Four years ago, the Ford government promised a sweeping overhaul of Ontario’s child welfare system a bold pledge to fix a network that protects the province’s most vulnerable kids. Fast-forward to today and that ambitious “redesign” has quietly morphed into something far less inspiring: a financially focused audit with no clear destination.
This week, the Ministry of Children, Community and Social Services announced a third-party audit of all 37 non-Indigenous children’s aid agencies. On paper, that sounds responsible. After all, Premier Doug Ford has painted a picture of agencies with lavish offices and managers pocketing bonuses while children go without help. The audit will scrutinize executive compensation, staffing, capital assets, and operational costs. But behind the headlines, the shift from system-wide reform to bean-counting raises some serious questions.
Ontario’s child welfare system is not just a balance sheet it’s a lifeline. Frontline workers and unions have warned for years that children’s aid societies are stretched thin, and that the severity of cases is rising even as the number of investigations and children in care has dropped. At the same time, inflation has soared, funding has lagged behind, and agencies have posted $55 million in deficits over five years. An audit might highlight these fiscal pressures, but it won’t fix them.
Nor will it address the tragic failures we’ve already seen. An average of one child dies every three days under Ontario’s child welfare watch. The death of a four-year-old girl found in a Toronto dumpster despite multiple contacts with children’s aid should have been a wake-up call for urgent reform. Instead, we get another review, more delays, and vague promises of “continuous improvement.”
Critics are right to be skeptical. NDP critic Monique Taylor calls the audit a “distraction,” and it’s hard to disagree. When a government spends half a decade “reviewing” but never delivers concrete change, it starts to look less like due diligence and more like avoidance.

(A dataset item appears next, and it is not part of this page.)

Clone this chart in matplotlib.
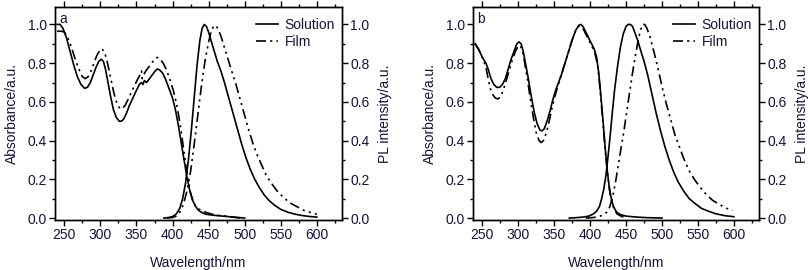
import matplotlib.pyplot as plt
from matplotlib.ticker import MultipleLocator

plt.rcParams['font.family'] = ['Liberation Sans', 'DejaVu Sans']
TEXT_COLOR = '#14143c'
FONTSIZE = 10

# panel a - absorbance
a_abs_sol_x = [240, 244, 248, 253, 258, 263, 268, 273, 278, 282, 286, 290, 294, 298, 301, 304, 307, 310, 314, 318,
               322, 326, 329, 332, 336, 340, 345, 350, 354, 357, 359, 361, 364, 368, 372, 376, 379, 382, 386, 390,
               395, 400, 404, 408, 412, 416, 420, 424, 428, 432, 436, 440, 446, 455, 470, 485, 500]
a_abs_sol_y = [1.0, 1.0, 0.98, 0.93, 0.86, 0.79, 0.73, 0.69, 0.67, 0.675, 0.70, 0.74, 0.78, 0.81, 0.82, 0.81, 0.77,
               0.71, 0.63, 0.56, 0.52, 0.50, 0.50, 0.51, 0.54, 0.58, 0.62, 0.66, 0.69, 0.70, 0.69, 0.71, 0.70, 0.72,
               0.74, 0.76, 0.77, 0.765, 0.75, 0.72, 0.67, 0.62, 0.56, 0.48, 0.39, 0.30, 0.21, 0.14, 0.09, 0.06,
               0.04, 0.03, 0.02, 0.015, 0.01, 0.005, 0.0]
a_abs_film_x = [240, 246, 250, 255, 260, 265, 270, 275, 279, 283, 287, 291, 295, 299, 302, 305, 308, 311, 315, 319,
                323, 327, 330, 334, 338, 343, 348, 352, 355, 357, 358, 360, 363, 367, 371, 375, 379, 383, 387, 391,
                396, 401, 405, 409, 413, 417, 421, 425, 429, 433, 437, 442, 450, 460, 470, 480, 495]
a_abs_film_y = [0.965, 0.965, 0.96, 0.93, 0.88, 0.82, 0.77, 0.73, 0.72, 0.73, 0.76, 0.80, 0.84, 0.865, 0.875, 0.86,
                0.83, 0.78, 0.71, 0.64, 0.59, 0.565, 0.565, 0.58, 0.61, 0.65, 0.69, 0.72, 0.74, 0.76, 0.72, 0.74,
                0.76, 0.78, 0.80, 0.82, 0.83, 0.82, 0.80, 0.77, 0.72, 0.66, 0.60, 0.52, 0.42, 0.31, 0.21, 0.13,
                0.08, 0.055, 0.045, 0.035, 0.025, 0.015, 0.012, 0.006, 0.0]
# panel a - PL
a_pl_sol_x = [388, 395, 400, 405, 410, 414, 418, 422, 426, 430, 434, 438, 441, 444, 447, 450, 454, 458, 462, 467,
              472, 478, 484, 490, 496, 502, 508, 514, 520, 527, 534, 542, 550, 560, 570, 580, 590, 600]
a_pl_sol_y = [0.0, 0.003, 0.008, 0.02, 0.05, 0.10, 0.18, 0.30, 0.45, 0.62, 0.79, 0.92, 0.98, 1.0, 0.99, 0.96, 0.91,
              0.86, 0.81, 0.76, 0.70, 0.62, 0.54, 0.46, 0.38, 0.31, 0.25, 0.20, 0.16, 0.12, 0.09, 0.065, 0.045,
              0.03, 0.02, 0.013, 0.008, 0.005]
a_pl_film_x = [392, 400, 405, 410, 415, 420, 425, 430, 435, 440, 445, 450, 454, 458, 461, 464, 468, 472, 477, 482,
               488, 494, 500, 506, 512, 518, 524, 530, 537, 545, 553, 562, 572, 582, 592, 600]
a_pl_film_y = [0.0, 0.003, 0.01, 0.03, 0.07, 0.14, 0.24, 0.38, 0.53, 0.68, 0.81, 0.91, 0.97, 0.995, 0.99, 0.97,
               0.93, 0.88, 0.82, 0.76, 0.69, 0.61, 0.53, 0.45, 0.38, 0.32, 0.27, 0.22, 0.18, 0.14, 0.11, 0.08,
               0.06, 0.04, 0.028, 0.02]

# panel b - absorbance
b_abs_sol_x = [240, 245, 250, 255, 258, 262, 266, 270, 274, 278, 282, 286, 290, 294, 298, 301, 304, 307, 310, 314,
               318, 322, 326, 330, 333, 336, 340, 344, 348, 352, 356, 360, 365, 370, 375, 380, 384, 387, 390, 394,
               398, 402, 406, 409, 412, 415, 418, 421, 424, 427, 430, 433, 437, 442, 450, 465, 480, 500]
b_abs_sol_y = [0.90, 0.87, 0.83, 0.80, 0.77, 0.72, 0.69, 0.675, 0.675, 0.69, 0.72, 0.77, 0.82, 0.86, 0.90, 0.91,
               0.90, 0.86, 0.80, 0.72, 0.63, 0.55, 0.49, 0.455, 0.45, 0.46, 0.50, 0.55, 0.61, 0.66, 0.70, 0.74,
               0.80, 0.86, 0.92, 0.97, 0.995, 1.0, 0.99, 0.96, 0.93, 0.90, 0.87, 0.83, 0.75, 0.63, 0.50, 0.36,
               0.24, 0.15, 0.09, 0.055, 0.03, 0.018, 0.01, 0.005, 0.002, 0.0]
b_abs_film_x = [240, 245, 250, 255, 258, 261, 264, 268, 272, 276, 280, 284, 288, 292, 296, 300, 303, 306, 309, 313,
                317, 321, 325, 329, 332, 335, 339, 343, 347, 351, 355, 360, 365, 370, 375, 380, 384, 387, 390, 394,
                398, 402, 406, 410, 413, 416, 419, 422, 425, 428, 431, 434, 438, 444, 452]
b_abs_film_y = [0.90, 0.87, 0.83, 0.78, 0.72, 0.67, 0.64, 0.62, 0.615, 0.63, 0.67, 0.72, 0.77, 0.82, 0.86, 0.89,
                0.89, 0.86, 0.80, 0.71, 0.61, 0.52, 0.44, 0.40, 0.39, 0.40, 0.44, 0.50, 0.57, 0.63, 0.68, 0.74,
                0.80, 0.86, 0.92, 0.97, 0.99, 0.99, 0.98, 0.95, 0.92, 0.89, 0.86, 0.80, 0.70, 0.57, 0.44, 0.31,
                0.20, 0.12, 0.07, 0.04, 0.02, 0.008, 0.0]
# panel b - PL
b_pl_sol_x = [371, 380, 390, 398, 404, 409, 413, 416, 419, 422, 425, 428, 431, 434, 438, 442, 446, 450, 453, 456,
              459, 462, 466, 470, 475, 480, 486, 492, 498, 504, 510, 516, 522, 530, 538, 546, 555, 565, 575, 588, 600]
b_pl_sol_y = [0.0, 0.002, 0.005, 0.01, 0.02, 0.035, 0.06, 0.10, 0.15, 0.22, 0.32, 0.43, 0.55, 0.66, 0.78, 0.88,
              0.95, 0.99, 1.0, 1.0, 0.99, 0.96, 0.92, 0.87, 0.81, 0.74, 0.64, 0.54, 0.45, 0.37, 0.30, 0.24, 0.19,
              0.14, 0.10, 0.075, 0.05, 0.035, 0.022, 0.012, 0.007]
b_pl_film_x = [394, 405, 412, 418, 423, 427, 430, 433, 436, 439, 443, 447, 451, 455, 459, 463, 467, 470, 473, 476,
               479, 483, 488, 494, 500, 506, 512, 518, 524, 530, 537, 545, 553, 562, 571, 580, 590, 598]
b_pl_film_y = [0.0, 0.003, 0.008, 0.015, 0.03, 0.055, 0.09, 0.14, 0.20, 0.27, 0.36, 0.45, 0.55, 0.65, 0.75, 0.84,
               0.92, 0.97, 1.0, 1.0, 0.98, 0.94, 0.87, 0.78, 0.68, 0.59, 0.51, 0.43, 0.37, 0.31, 0.25, 0.20, 0.16,
               0.12, 0.09, 0.07, 0.05, 0.04]

FILM_DASH = (0, (6, 2.5, 1.3, 2.5, 1.3, 2.5))
LW = 1.2


def draw_panel(rect, letter, abs_sol, abs_film, pl_sol, pl_film):
    ax = fig.add_axes(rect)
    ax2 = ax.twinx()

    # absorbance on the left axis
    sol_line, = ax.plot(abs_sol[0], abs_sol[1], '-', color='black', linewidth=LW)
    film_line, = ax.plot(abs_film[0], abs_film[1], color='black', linewidth=LW, linestyle=FILM_DASH)
    # PL on the right axis
    ax2.plot(pl_sol[0], pl_sol[1], '-', color='black', linewidth=LW)
    ax2.plot(pl_film[0], pl_film[1], color='black', linewidth=LW, linestyle=FILM_DASH)

    for a in (ax, ax2):
        a.set_xlim(237, 635)
        a.set_ylim(-0.01, 1.09)
        a.yaxis.set_major_locator(MultipleLocator(0.2))
        a.yaxis.set_minor_locator(MultipleLocator(0.1))
        a.yaxis.set_major_formatter(lambda v, pos: '%.1f' % v)
        a.tick_params(axis='both', which='major', direction='out', length=4, width=1,
                      labelsize=FONTSIZE, labelcolor=TEXT_COLOR, pad=2)
        a.tick_params(axis='both', which='minor', direction='out', length=2, width=1)
        for s in a.spines.values():
            s.set_linewidth(1.0)

    ax.xaxis.set_major_locator(MultipleLocator(50))
    ax.xaxis.set_minor_locator(MultipleLocator(25))
    ax.tick_params(axis='x', which='both', top=True)

    ax.set_xlabel('Wavelength/nm', fontsize=FONTSIZE, color=TEXT_COLOR, labelpad=10)
    ax.set_ylabel('Absorbance/a.u.', fontsize=FONTSIZE, color=TEXT_COLOR, labelpad=6)
    ax2.set_ylabel('PL intensity/a.u.', fontsize=FONTSIZE, color=TEXT_COLOR, labelpad=6)

    ax.text(0.015, 0.975, letter, transform=ax.transAxes, ha='left', va='top',
            fontsize=FONTSIZE, color=TEXT_COLOR)
    ax.legend([sol_line, film_line], ['Solution', 'Film'], loc='upper right',
              bbox_to_anchor=(0.995, 0.975), frameon=False, borderpad=0.2,
              fontsize=FONTSIZE, handlelength=1.6, handletextpad=0.45, labelspacing=0.22,
              borderaxespad=0.2, labelcolor=TEXT_COLOR)


fig = plt.figure(figsize=(8.1, 2.7), dpi=100)

draw_panel([55 / 810, 50 / 270, 287 / 810, 213 / 270], 'a',
           (a_abs_sol_x, a_abs_sol_y), (a_abs_film_x, a_abs_film_y),
           (a_pl_sol_x, a_pl_sol_y), (a_pl_film_x, a_pl_film_y))
draw_panel([473 / 810, 50 / 270, 286 / 810, 213 / 270], 'b',
           (b_abs_sol_x, b_abs_sol_y), (b_abs_film_x, b_abs_film_y),
           (b_pl_sol_x, b_pl_sol_y), (b_pl_film_x, b_pl_film_y))

plt.savefig('out.png', dpi=100)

No one disputes that taxpayer money should be well spent. But the real crisis in child welfare isn’t excessive executive pay it’s chronic underfunding, overworked staff, and a system that’s failing kids when they need it most. A spreadsheet can’t capture the cost of a child’s life or the trauma of neglect.
If Premier Ford is serious about protecting children, this audit should be the beginning of real investment and reform not a substitute for it. Ontario’s most vulnerable kids can’t afford another year of political dithering disguised as accountability.